Another Mick Brown topic (bless you Mick) is the subject of boilies for pike. Anyone who has done sume boilie fishing knows that pike take them quite often. In my case it’s Tutti Frutti boilies they seem to like. A goodly number of years ago now, at the instigation of Fred Wilton, I decided to make some big boilies for pike. I didn’t use fish meal or anything logical, just bog standard HNV ingredients. The baits were about as big as a mandarin orange and coloured more or less whitish. They had a ‘marker’ smell but it wasn’t fishy (and it’s a smell hardly used at all by carpers as far as I can tell). And they worked – in winter, in the cold, on drains, they worked. I only stopped doing it because fish deadbaits didn’t need the preparation, but I might try again using fishy ingredients, or simply, halibut pellets.

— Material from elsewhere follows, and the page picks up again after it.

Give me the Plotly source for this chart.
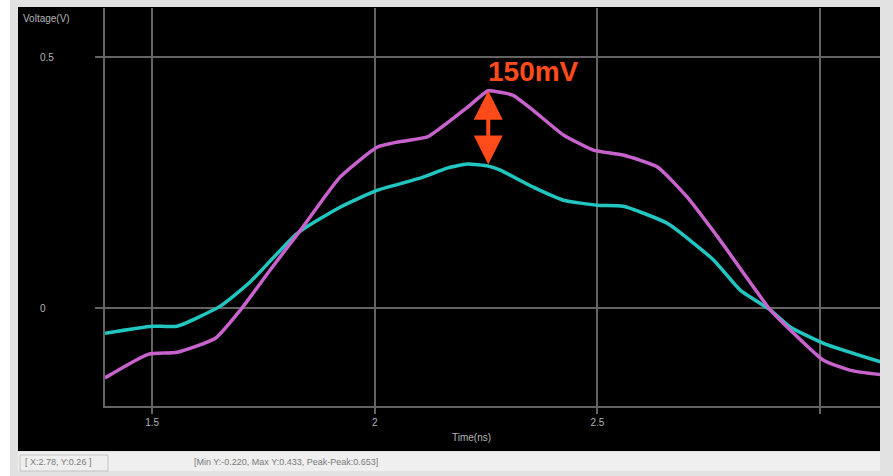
import plotly.graph_objects as go

# ---- waveform data (time in ns, voltage in V) ----
time_ns_a = [1.394, 1.491, 1.556, 1.642, 1.698, 1.765, 1.833, 1.922, 2.006, 2.051,
             2.118, 2.163, 2.208, 2.255, 2.282, 2.311, 2.356, 2.424, 2.491, 2.558,
             2.635, 2.702, 2.776, 2.889, 2.934, 3.008, 3.069, 3.140]
volt_a = [-0.139, -0.092, -0.088, -0.060, -0.004, 0.076, 0.155, 0.261, 0.321, 0.331,
          0.341, 0.369, 0.400, 0.433, 0.430, 0.424, 0.394, 0.345, 0.315, 0.305,
          0.281, 0.221, 0.135, -0.004, -0.044, -0.104, -0.124, -0.133]

time_ns_b = [1.394, 1.500, 1.556, 1.653, 1.720, 1.826, 1.922, 2.006, 2.102, 2.163,
             2.208, 2.255, 2.282, 2.356, 2.424, 2.500, 2.558, 2.657, 2.761, 2.821,
             2.889, 2.934, 3.008, 3.140]
volt_b = [-0.050, -0.036, -0.036, 0.004, 0.052, 0.149, 0.201, 0.235, 0.259, 0.279,
          0.287, 0.283, 0.275, 0.241, 0.215, 0.205, 0.203, 0.169, 0.096, 0.036,
          -0.004, -0.038, -0.070, -0.108]

x_ticks = [1.5, 2, 2.5, 3]
x_tick_text = ["1.5", "2", "2.5", ""]
y_ticks = [0, 0.5]
y_tick_text = ["0", "0.5"]

marker_time = 2.255          # where the difference is measured
status_left = "[ X:2.78, Y:0.26 ]"
status_right = "[Min Y:-0.220, Max Y:0.433, Peak-Peak:0.653]"

# ---- page geometry ----
W, H = 893, 476
L, R, T, B = 105, 13, 8, 70
PW, PH = W - L - R, H - T - B


def px_x(p):
    return (p - L) / PW


def px_y(p):
    return (H - B - p) / PH


MAGENTA = "#c862cc"
CYAN = "#22c6c0"
GRID = "#636363"
LABEL = "#b4b4b4"
ORANGE = "#ff4b1a"
FONT = "Liberation Sans, Arial, sans-serif"

fig = go.Figure()
fig.add_trace(go.Scatter(x=time_ns_b, y=volt_b, mode="lines",
                         line=dict(color=CYAN, width=3.5, shape="spline", smoothing=0.5),
                         hoverinfo="skip"))
fig.add_trace(go.Scatter(x=time_ns_a, y=volt_a, mode="lines",
                         line=dict(color=MAGENTA, width=3.5, shape="spline", smoothing=0.5),
                         hoverinfo="skip"))

# measured difference between the two waveforms at the marker time
va = volt_a[time_ns_a.index(marker_time)]
vb = volt_b[time_ns_b.index(marker_time)]
delta_mv = round((va - vb) * 1000)

shapes = [
    # window frame
    dict(type="rect", xref="paper", yref="paper", x0=px_x(10), x1=px_x(893),
         y0=px_y(476), y1=px_y(0), fillcolor="#e2e2e2", line_width=0, layer="below"),
    # black plotting panel
    dict(type="rect", xref="paper", yref="paper", x0=px_x(18), x1=px_x(880),
         y0=px_y(451), y1=px_y(7), fillcolor="#000000", line_width=0, layer="below"),
    # status bar
    dict(type="rect", xref="paper", yref="paper", x0=px_x(18), x1=px_x(880),
         y0=px_y(471), y1=px_y(452), fillcolor="#efefef", line_width=0, layer="below"),
    dict(type="rect", xref="paper", yref="paper", x0=px_x(20), x1=px_x(108),
         y0=px_y(471), y1=px_y(455), fillcolor="rgba(0,0,0,0)",
         line=dict(color="#c4c4c4", width=1), layer="below"),
]

annotations = [
    dict(x=marker_time, y=va, ax=marker_time, ay=vb, xref="x", yref="y",
         axref="x", ayref="y", text="", showarrow=True, arrowside="end+start",
         arrowhead=2, arrowsize=1.45, arrowwidth=4, arrowcolor=ORANGE,
         standoff=0, startstandoff=0),
    dict(x=2.356, y=0.472, xref="x", yref="y", text=f"{delta_mv}mV", showarrow=False,
         font=dict(family=FONT, size=28, color=ORANGE, weight="bold"),
         xanchor="center", yanchor="middle"),
    dict(x=px_x(21), y=px_y(19), xref="paper", yref="paper", text="Voltage(V)",
         showarrow=False, xanchor="left", yanchor="middle",
         font=dict(family=FONT, size=10, color=LABEL)),
    dict(x=px_x(471), y=px_y(438), xref="paper", yref="paper", text="Time(ns)",
         showarrow=False, xanchor="center", yanchor="middle",
         font=dict(family=FONT, size=10, color=LABEL)),
    dict(x=px_x(23), y=px_y(462), xref="paper", yref="paper", text=status_left,
         showarrow=False, xanchor="left", yanchor="middle",
         font=dict(family=FONT, size=9, color="#7a7a7a")),
    dict(x=px_x(192), y=px_y(462), xref="paper", yref="paper", text=status_right,
         showarrow=False, xanchor="left", yanchor="middle",
         font=dict(family=FONT, size=9, color="#7a7a7a")),
]
# y tick labels, left aligned inside the panel margin
for v, t in zip(y_ticks, y_tick_text):
    annotations.append(dict(x=px_x(38), y=v, xref="paper", yref="y", text=t,
                            showarrow=False, xanchor="left", yanchor="middle",
                            font=dict(family=FONT, size=10, color=LABEL)))

fig.update_layout(
    width=W, height=H,
    margin=dict(l=L, r=R, t=T, b=B, pad=0),
    paper_bgcolor="#ffffff",
    plot_bgcolor="rgba(0,0,0,0)",
    showlegend=False,
    shapes=shapes,
    annotations=annotations,
    xaxis=dict(range=[1.394, 3.135], tickvals=x_ticks, ticktext=x_tick_text,
               showgrid=True, gridcolor=GRID, gridwidth=2, zeroline=False,
               showline=True, linecolor=GRID, linewidth=2,
               ticks="outside", ticklen=6, tickwidth=2, tickcolor=GRID,
               tickfont=dict(family=FONT, size=10, color=LABEL),
               fixedrange=True),
    yaxis=dict(range=[-0.195, 0.598], tickvals=y_ticks, showticklabels=False,
               showgrid=True, gridcolor=GRID, gridwidth=2, zeroline=False,
               showline=True, linecolor=GRID, linewidth=2,
               ticks="outside", ticklen=8, tickwidth=2, tickcolor=GRID,
               fixedrange=True),
)

fig.write_html("out.html", config={"displayModeBar": False})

Bob Nudd and that Pike Cull

Finally, let’s have a look at Bob Nudd, who seems to have put his foot in it, in his column, in a national newspaper, where he suggested that rive pike needed culling on some of his waters. I’ve known Bob long enough to realise that he is not antipike, but like so many match anglers, he may be unaware of the consequences of culling – any culling. The consequences happen in a couple of years, namely a new upsurge of small pike. Nobody likes these upsurges of small pike but the way to get around it is counterintuitive to many anglers; either you must leave things as they are but do not remove any pike, or you put in a few big pike (big doubles or low twenties) at say, 2-3 per half mile of river. The bigger pike will soon solve the match anglers problem by eating the jack pike, if you don’t do this then you have ongoing problems.